The road leading in provides a perch to survey damage from the fires that swept through Southern California last week: toppled power lines, blackened hillsides and homes reduced to piles of melted metal and concrete.
Cielo, with its $2 million homes and 112 new lots, may have been spared by the ravenous fire, but it is likely to join the list of victims in a property market already in crisis.
"No one is going to want to buy a home when the homes around them are charred wreckage," said Alan Gin, a professor at University of San Diego's Burnham-Moores Center for Real Estate. "What were slow sales are going to dry up."
Southern California's real estate market has been in a slump for more than a year, hurt by a combination of oversupply of available homes and a mortgage crisis across the United States.
Home sales in Southern California were the slowest in 20 years in September despite low interest rates, according to real estate research firm DataQuick Information Systems.
The last time a major wildfire hit the region, the housing market was booming and the fires slowed activity for a month or two before home prices continued on a blistering climb.
Realtors are trying to put a positive spin on last week's events, remembering that in the 2003 fires, people who returned to find their homes destroyed or heavily damaged had rented nearby or bought places to live in for a few years during the rebuilding process.
"Many people fear that residents will want to move away but it's quite the contrary," said Rick Hoffman, president of Coldwell Banker Residential Brokerage in San Diego. "Residents tend to regroup and rebuild."
'NO MASS EXODUS'
Last week's wildfires, stoked by gusting Santa Ana winds, destroyed more than 2,000 homes and other structures in Southern California, most of them in communities around the city of San Diego.

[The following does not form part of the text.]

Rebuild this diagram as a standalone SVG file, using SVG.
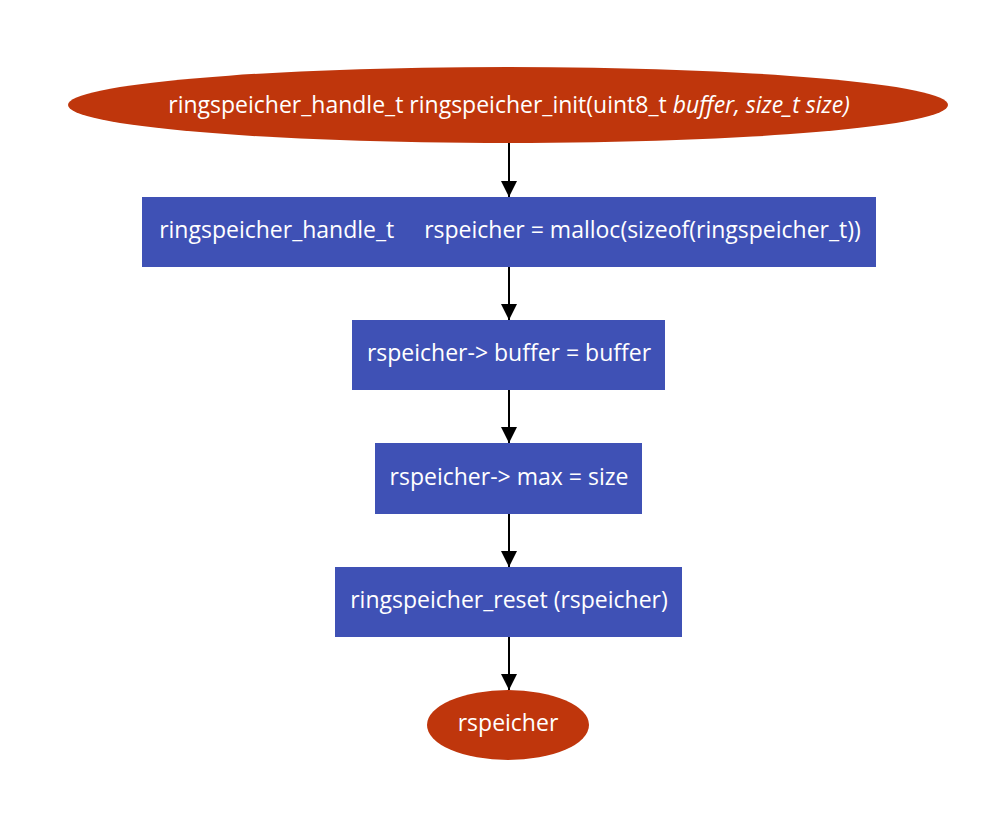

But the damage to the real estate market from the fires may be more short-lived than that of the mortgage meltdown, in which borrowers got in over their heads by taking loans with low introductory interest rates that are now being adjusted upward.
Default and foreclosure rates are rising rapidly in California.
"Those homes and businesses will be rebuilt one way or another, even if it's not by the original owner," said Hoffman.
Indeed, Rancho Santa Fe offers an idyllic California life, with breezes blowing in from the nearby Pacific Ocean and riding stables dotted throughout the horse-loving community.
For those looking to rebuild homes in the fire zone, they may face strict new building standards.
The stone, tile and stucco homes in Cielo escaped unscathed even though the flames crept within a few steps of certain properties, due in part to strict standards meant to help people survive a wildfire if evacuation is not possible.
The standards, adopted by San Diego County, outlaw the use of flammable building materials and impose restrictions on certain types of vegetation around the property, including a ban on cypress trees. They also call for special sprinkler systems.
In more middle-class Ramona, where several hundred buildings were ravaged by the fast-moving fires, many older homes in remote parts of town were completely destroyed.
Homeowners, according to Lisa Schmidt, president of the Ramona Real Estate Association, ultimately accept the risk of wildfires and earthquakes as part of living in sunny Southern California.
"Everyone I've spoken to has told me that they intend to rebuild," said Schmidt, who chose to move back to Ramona with her husband in 2004 after fires destroyed homes in the town a year earlier. "I don't think there is going to be a mass exodus or anything."